An Ode to February

Art by Etherialfaries/Instagram

The end of February is already approaching, and with it comes the quiet comedown of the saturated display of pink and red storefronts and heart shaped candy boxes. As a reporter for a local newspaper, I had the pleasure of writing this month’s Valentines story edition, lending me the opportunity of sitting across from a couple celebrating 70 years of marriage. I had many questions as 70 years of marriage feels like a fairytale in our digital age of Tinder, Hinge, and upgraded social anxiety. Above all, I figured there has to be a secret or one core piece of advice for making a marriage last a substantial amount of time. But what I found is actually far more simple.
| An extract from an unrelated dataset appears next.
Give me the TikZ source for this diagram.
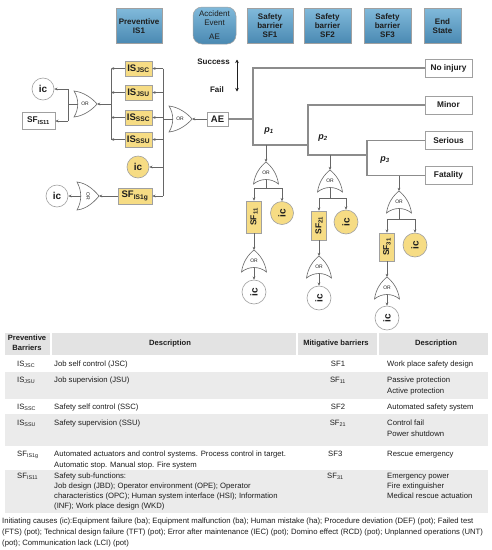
\documentclass[tikz,border=0pt]{standalone}
\usepackage{fontspec}
\setmainfont{Liberation Sans}
\usetikzlibrary{arrows.meta,shapes.geometric}
\definecolor{ylw}{HTML}{F6DC84}
\definecolor{bdr}{HTML}{A0A0A0}
\definecolor{lin}{HTML}{666666}
\definecolor{trc}{HTML}{8C8C8C}
\definecolor{blueT}{HTML}{80B9DA}
\definecolor{blueB}{HTML}{4A89B2}
\definecolor{rowg}{HTML}{EBEBEB}
\definecolor{hdrg}{HTML}{E3E3E3}
\definecolor{txt}{HTML}{1E1E1E}
\tikzset{
  gate/.style={draw=lin, line width=0.6pt, fill=white},
  gtxt/.style={font=\fontsize{5}{6}\selectfont, inner sep=0pt, text=txt},
  orh/.pic={
    \draw[gate] (0,-13) .. controls (10,-12) and (19,-5) .. (23,0) .. controls (19,5) and (10,12) .. (0,13) .. controls (5,5) and (5,-5) .. (0,-13) -- cycle;
    \node[gtxt] (-lbl) at (11,0) {OR};
    \coordinate (-tip) at (23,0);
    \coordinate (-back) at (3.75,0);
  },
  orhr/.pic={
    \draw[gate] (0,-14) .. controls (10,-13) and (18,-5) .. (22,0) .. controls (18,5) and (10,13) .. (0,14) .. controls (5,5) and (5,-5) .. (0,-14) -- cycle;
    \node[gtxt, rotate=-90] (-lbl) at (11,0) {OR};
    \coordinate (-tip) at (22,0);
    \coordinate (-back) at (3.75,0);
  },
  orv/.pic={
    \draw[gate] (0,0) .. controls (5,4) and (11,11) .. (12.5,22) .. controls (5,16) and (-5,16) .. (-12.5,22) .. controls (-11,11) and (-5,4) .. (0,0) -- cycle;
    \node[gtxt] (-lbl) at (0,10.5) {OR};
    \coordinate (-tip) at (0,0);
    \coordinate (-out) at (0,17.5);
  },
  hdr/.style={draw=bdr, line width=0.5pt, top color=blueT, bottom color=blueB, minimum width=46pt, minimum height=35pt, align=center, inner sep=1pt, font=\bfseries\fontsize{8}{9}\selectfont, text=txt},
  ybox/.style={draw=bdr, line width=0.6pt, fill=ylw, inner sep=1pt, font=\bfseries\fontsize{9.5}{10}\selectfont, text=txt},
  wbox/.style={draw=bdr, line width=0.6pt, fill=white, inner sep=1pt, font=\bfseries\fontsize{8.3}{10}\selectfont, text=txt},
  ycirc/.style={circle, draw=bdr, line width=0.6pt, fill=ylw, minimum size=22pt, inner sep=0pt, font=\bfseries\fontsize{10}{11}\selectfont, text=txt},
  wcirc/.style={circle, draw=bdr, line width=0.6pt, fill=white, minimum size=22pt, inner sep=0pt, font=\bfseries\fontsize{10}{11}\selectfont, text=txt},
  ln/.style={draw=lin, line width=0.7pt},
  arr/.style={draw=lin, line width=0.7pt, -{Stealth[length=3.2pt,width=2.8pt]}},
  trl/.style={draw=trc, line width=1.3pt},
  endbox/.style={draw=bdr, line width=0.6pt, fill=white, minimum width=47pt, minimum height=18pt, inner sep=1pt, font=\bfseries\fontsize{8.3}{10}\selectfont, text=txt},
  lbl/.style={inner sep=0pt, font=\bfseries\fontsize{8}{9}\selectfont, text=txt},
  plbl/.style={inner sep=0pt, font=\bfseries\itshape\fontsize{9}{10}\selectfont, text=txt},
  tt/.style={anchor=base west, inner sep=0pt, font=\fontsize{7.7}{9}\selectfont, text=txt},
  tc/.style={anchor=base, inner sep=0pt, font=\fontsize{7.7}{9}\selectfont, text=txt},
  th/.style={anchor=base, inner sep=0pt, font=\bfseries\fontsize{7.6}{9}\selectfont, text=txt},
}
\begin{document}
\begin{tikzpicture}[x=1pt,y=-1pt]
\useasboundingbox (0,0) rectangle (491,550);
\fill[white] (0,0) rectangle (491,550);

% ---------- header boxes ----------
\node[hdr] (hprev) at (139,26) {Preventive\\IS1};
\node[hdr, rounded corners=9pt, minimum width=43pt, minimum height=37pt, font=\fontsize{8}{9}\selectfont] (hae) at (214.5,25.5) {Accident\\Event\\[5pt]AE};
\node[hdr] (hsf1) at (270,26) {Safety\\barrier\\SF1};
\node[hdr, minimum width=47pt] (hsf2) at (327.5,26) {Safety\\barrier\\SF2};
\node[hdr, minimum width=47pt] (hsf3) at (387.5,26) {Safety\\barrier\\SF3};
\node[hdr, minimum width=37pt] (hend) at (442.5,26) {End\\State};

% ---------- success / fail ----------
\node[lbl, anchor=east] (succ) at (230,62) {Success};
\node[lbl, anchor=east] (fail) at (224,90) {Fail};
\coordinate (sa) at (237,59.5);
\coordinate (sb) at (237,91.5);
\draw[draw=txt, line width=0.8pt, {Stealth[length=3.5pt,width=3.5pt]}-{Stealth[length=3.5pt,width=3.5pt]}] (sa) -- (sb);

% ---------- preventive side ----------
\node[ybox, minimum width=27pt, minimum height=15pt] (isjsc) at (138.5,68.5) {IS\textsubscript{JSC}};
\node[ybox, minimum width=27pt, minimum height=15pt] (isjsu) at (138.5,92.5) {IS\textsubscript{JSU}};
\node[ybox, minimum width=27pt, minimum height=15pt] (isssc) at (138.5,117.5) {IS\textsubscript{SSC}};
\node[ybox, minimum width=27pt, minimum height=15pt] (isssu) at (138.5,139.5) {IS\textsubscript{SSU}};
\node[ycirc] (icy0) at (138,167) {ic};
\node[ybox, minimum width=34pt, minimum height=16pt] (sfis1g) at (135,196) {SF\textsubscript{IS1g}};
\node[wbox, minimum width=33pt, minimum height=17pt] (sfis11) at (38.5,120.5) {SF\textsubscript{IS11}};
\node[wcirc] (icw0) at (43,89) {ic};
\node[wcirc] (icw00) at (57,196) {ic};
\node[wbox, minimum width=21pt, minimum height=14pt, font=\bfseries\fontsize{9.5}{10}\selectfont] (ae) at (217.5,119) {AE};

\pic (gae) at (169,119) {orh};
\pic (gl) at (74,104) {orh};
\pic (gb) at (77,196) {orhr};

% bus at x=163
\coordinate (b1t) at (163,68.5);
\coordinate (b1b) at (163,196);
\draw[ln] (b1t) -- (b1b);
\draw[arr] (b1t) -- (isjsc.east);
\draw[arr] (isjsu.east -| b1t) -- (isjsu.east);
\draw[arr] (isssc.east -| b1t) -- (isssc.east);
\draw[arr] (isssu.east -| b1t) -- (isssu.east);
\draw[arr] (icy0.east -| b1t) -- (icy0.east);
\draw[arr] (b1b) -- (sfis1g.east);
\draw[arr] (ae.west) -- (gae-tip);
\draw[ln] (gae-back) -- (gae-back -| b1t);

% bus at x=111
\coordinate (b2t) at (111,68.5);
\coordinate (b2b) at (111,139.5);
\draw[ln] (b2t) -- (b2b);
\draw[arr] (isjsc.west) -- (b2t);
\draw[arr] (isjsu.west) -- (isjsu.west -| b2t);
\draw[arr] (isssc.west) -- (isssc.west -| b2t);
\draw[arr] (isssu.west) -- (b2b);
\draw[arr] (gl-tip -| b2t) -- (gl-tip);

% bus at x=68
\coordinate (b3t) at (68,89);
\coordinate (b3b) at (68,121);
\draw[ln] (gl-back) -- (gl-back -| b3t);
\draw[ln] (b3t) -- (b3b);
\draw[arr] (b3t) -- (icw0.east);
\draw[arr] (b3b) -- (sfis11.east |- b3b);

\draw[arr] (sfis1g.west) -- (gb-tip);
\draw[arr] (gb-back) -- (icw00.east);

% ---------- event tree ----------
\node[endbox] (noinj) at (448.5,68) {No injury};
\node[endbox] (minor) at (448.5,105) {Minor};
\node[endbox] (serious) at (448.5,140.5) {Serious};
\node[endbox] (fatal) at (448.5,175.5) {Fatality};

\coordinate (j0) at (253,119);
\coordinate (j1) at (253,145);
\coordinate (k1) at (308,145);
\coordinate (k2) at (308,155);
\coordinate (m1) at (367,155);
\draw[trl] (ae.east) -- (j0);
\draw[trl] (noinj.west) -| (j1) -- (k1);
\draw[trl] (minor.west) -| (k2) -- (m1);
\draw[trl] (serious.west) -| (fatal.west -| m1) -- (fatal.west);

\node[plbl] (p1) at (269,131) {p\textsubscript{1}};
\node[plbl] (p2) at (323,138) {p\textsubscript{2}};
\node[plbl] (p3) at (385,160) {p\textsubscript{3}};

% ---------- fault trees below ----------
% tree 1
\coordinate (d1) at (266,145);
\pic (t1a) at (266,162) {orv};
\coordinate (s1) at (266,188);
\node[ybox, minimum width=15pt, minimum height=32pt, font=\bfseries\fontsize{8.5}{10}\selectfont] (sf11) at (254,217) {\rotatebox{90}{SF\textsubscript{11}}};
\node[ycirc, minimum size=23pt] (icy1) at (282,213) {\rotatebox{90}{ic}};
\pic (t1b) at (254,250) {orv};
\node[wcirc, minimum size=24pt] (icw1) at (254,292) {\rotatebox{90}{ic}};
\draw[arr] (d1) -- (t1a-tip);
\draw[ln] (t1a-out) -- (s1);
\draw[arr] (s1) -| (sf11.north);
\draw[arr] (s1) -| (icy1.north);
\draw[arr] (sf11.south) -- (t1b-tip);
\draw[arr] (t1b-out) -- (icw1.north);

% tree 2
\coordinate (d2) at (330,155);
\pic (t2a) at (330,170) {orv};
\coordinate (s2) at (330,198);
\node[ybox, minimum width=15pt, minimum height=29pt, font=\bfseries\fontsize{8.5}{10}\selectfont] (sf21) at (319,225.5) {\rotatebox{90}{SF\textsubscript{21}}};
\node[ycirc, minimum size=24pt] (icy2) at (346,222) {\rotatebox{90}{ic}};
\pic (t2b) at (319,256) {orv};
\node[wcirc, minimum size=24pt] (icw2) at (319,298) {\rotatebox{90}{ic}};
\draw[arr] (d2) -- (t2a-tip);
\draw[ln] (t2a-out) -- (s2);
\draw[arr] (s2) -| (sf21.north);
\draw[arr] (s2) -| (icy2.north);
\draw[arr] (sf21.south) -- (t2b-tip);
\draw[arr] (t2b-out) -- (icw2.north);

% tree 3
\coordinate (d3) at (399,175.5);
\pic (t3a) at (399,191) {orv};
\coordinate (s3) at (399,219);
\node[ybox, minimum width=15pt, minimum height=28pt, font=\bfseries\fontsize{8.5}{10}\selectfont] (sf31) at (387,247) {\rotatebox{90}{SF\textsubscript{31}}};
\node[ycirc, minimum size=24pt] (icy3) at (415,245) {\rotatebox{90}{ic}};
\pic (t3b) at (387,277) {orv};
\node[wcirc, minimum size=24pt] (icw3) at (387,318) {\rotatebox{90}{ic}};
\draw[arr] (d3) -- (t3a-tip);
\draw[ln] (t3a-out) -- (s3);
\draw[arr] (s3) -| (sf31.north);
\draw[arr] (s3) -| (icy3.north);
\draw[arr] (sf31.south) -- (t3b-tip);
\draw[arr] (t3b-out) -- (icw3.north);

% ---------- table ----------
\fill[hdrg] (5,333) rectangle (488,355);
\fill[white] (50,333) rectangle (51.5,355);
\fill[white] (296,333) rectangle (297.5,355);
\fill[white] (377,333) rectangle (378.5,355);
\fill[rowg] (5,372) rectangle (488,399);
\fill[rowg] (5,414) rectangle (488,446);
\fill[rowg] (5,470) rectangle (488,513);

\node[th] (thA1) at (27,340) {Preventive};
\node[th] (thA2) at (27,350) {Barriers};
\node[th] (thB) at (170,345) {Description};
\node[th] (thC) at (336,345) {Mitigative barriers};
\node[th] (thD) at (436,345) {Description};

\node[tt] (r1a) at (17,366.5) {IS\textsubscript{JSC}};
\node[tt] (r1b) at (54,366.5) {Job self control (JSC)};
\node[tc] (r1c) at (338,366.5) {SF1};
\node[tt] (r1d) at (387,366.5) {Work place safety design};

\node[tt] (r2a) at (17,382.5) {IS\textsubscript{JSU}};
\node[tt] (r2b) at (54,382.5) {Job supervision (JSU)};
\node[tc] (r2c) at (338,382.5) {SF\textsubscript{11}};
\node[tt] (r2d) at (387,382.5) {Passive protection};
\node[tt] (r2e) at (387,393.5) {Active protection};

\node[tt] (r3a) at (17,409.5) {IS\textsubscript{SSC}};
\node[tt] (r3b) at (54,409.5) {Safety self control (SSC)};
\node[tc] (r3c) at (338,409.5) {SF2};
\node[tt] (r3d) at (387,409.5) {Automated safety system};

\node[tt] (r4a) at (17,425.5) {IS\textsubscript{SSU}};
\node[tt] (r4b) at (54,425.5) {Safety supervision (SSU)};
\node[tc] (r4c) at (338,425.5) {SF\textsubscript{21}};
\node[tt] (r4d) at (387,425.5) {Control fail};
\node[tt] (r4e) at (387,436) {Power shutdown};

\node[tt] (r5a) at (17,456.5) {SF\textsubscript{IS1g}};
\node[tt] (r5b) at (54,456.5) {Automated actuators and control systems. Process control in target.};
\node[tt] (r5b2) at (54,467) {Automatic stop. Manual stop. Fire system};
\node[tt] (r5c) at (328,456.5) {SF3};
\node[tt] (r5d) at (387,456.5) {Rescue emergency};

\node[tt] (r6a) at (17,478.5) {SF\textsubscript{IS11}};
\node[tt] (r6b) at (54,478.5) {Safety sub-functions:};
\node[tt] (r6b2) at (54,488.5) {Job design (JBD); Operator environment (OPE); Operator};
\node[tt] (r6b3) at (54,498.5) {characteristics (OPC); Human system interface (HSI); Information};
\node[tt] (r6b4) at (54,508.5) {(INF); Work place design (WKD)};
\node[tt] (r6c) at (327,478.5) {SF\textsubscript{31}};
\node[tt] (r6d) at (387,478.5) {Emergency power};
\node[tt] (r6d2) at (387,488.5) {Fire extinguisher};
\node[tt] (r6d3) at (387,498.5) {Medical rescue actuation};

\node[tt] (f1) at (2,523) {Initiating causes (ic):Equipment failure (ba); Equipment malfunction (ba); Human mistake (ha); Procedure deviation (DEF) (pot); Failed test};
\node[tt] (f2) at (2,534) {(FTS) (pot); Technical design failure (TFT) (pot); Error after maintenance (IEC) (pot); Domino effect (RCD) (pot); Unplanned operations (UNT)};
\node[tt] (f3) at (2,545) {(pot); Communication lack (LCI) (pot)};
\end{tikzpicture}
\end{document}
Rosalyn and Irwin Engelman in their living room. She stands behind him with hands on his shoulders; both smile warmly..
Rosalyn and Irwin Engelman in their Manhattan residency (photo by: Mary Mayo)

There wasn’t a declaration on soulmates or destiny. Instead, they focused on routines and putting the other person first. My favorite quote from the interview came from Rosalyn Engelman: “Think of the other person. Don’t always think of oneself... and be careful whom you choose.” 

Sitting across from Rosalyn and Irwin, I realized how radically countercultural advice feels right now. Despite how true and simple it is, selflessness is sometimes a foreign concept in today’s day in age. “Don’t always think of oneself” runs directly against the principles of a generation raised on self-branding, self-care, and self-protection. We are encouraged to prioritize personal growth and personal ambition in almost all aspects of our life.  None of those things are inherently wrong. But somewhere along the way, “put yourself first” became the reflex in almost every scenario.

After my interview, I started asking my friends the same question I had asked the Engelmans: What do you think makes love last?

The answers were wildly different:

“Financial Stability”

“Chemistry”

“Timing”

“Balance”

All valid. But none of them mirrored the same simplicity, not one person mentioned anything about caring for the other person directly. Maybe that difference says more about us than we realize. A week after that interview, theory collided with reality in the most chaotic way possible. My roommate had been talking to someone on Hinge, good photos, good conversation, the usual digital courtship. They planned to meet at a bar downtown where our friend group tagged along. 

Except the girl who walked in did not match the photos. At all. Conversation was awkward. When my roommate gently tried to disengage, things spiraled quickly. At one point, the girl literally picked up a small table and threw it toward the bouncer when she was asked to leave. True story. 

It’s the kind of thing you half laugh at when re-telling for the rest of your life. Underneath the humor, I found something telling. The entire situation was built on a facade. Curated images and funny 50 word prompts “about me” acted as a constructed identity of someone for maximum appeal. When that illusion cracked in real life, when two actual humans had to confront each other face-to-face, it combusted. That night felt like a caricature of modern dating. We are navigating connection in an era where performance often precedes authenticity.

Seventy years of marriage didn’t survive on chemistry alone. It survived on thinking of the other person even when it would be easier to think only of yourself. Maybe our generation’s struggle with meaningful connection isn’t because we’re incapable of love. Maybe it’s because real love demands something we are still learning how to give: sustained, inconvenient, and unglamorous selflessness.